Making staff redundant can end up costing money instead of saving it, according to a survey.

Making staff redundant can end up costing money instead of saving it, according to a survey.

Since the start of the recession, 60% of UK companies have suffered redundancies. Rather than saving the company money however, making staff redundant can often end up costing millions and adding risk. This is because the business can be left with huge information gaps.

A survey commissioned by business solutions provider Parity found one in five organisations can no longer access information held by employees who have been made redundant.

Recession-induced job cuts are also set to have a dramatic impact on the longer-term success of the business, threatening efficiency, productivity, and even customer retention and profit.

"Staff departures can create black holes within a company," said Alwyn Welch, CEO at Parity. "When staff leave, they take with them vital knowledge, experience and understanding which cannot be replaced."

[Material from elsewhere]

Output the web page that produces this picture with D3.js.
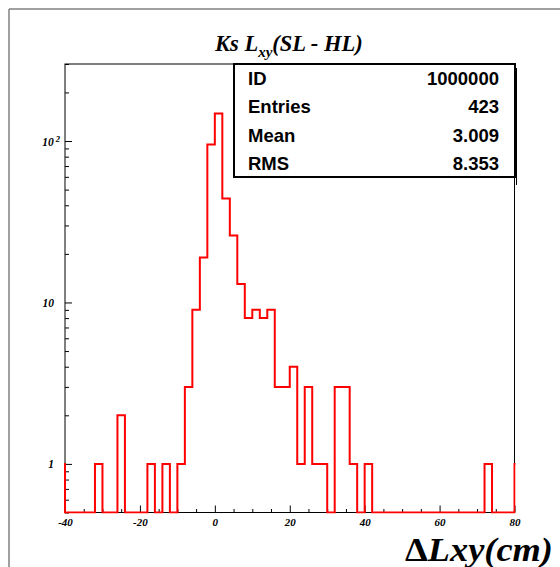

Alwyn Welch said that before instigating any cost-cutting measures involving key staff, businesses must establish what information those individuals hold, what it means to business, how it can be gathered, stored and shared, and who should be able to access it. Only then will it become clear whether the company can really afford the long-term loss of those people departing.

"Redundancies may well help reduce business costs in the short term but they can be false economy. There are more intelligent ways to reduce staff costs and retain knowledge and skills, such as sabbaticals and unpaid leave."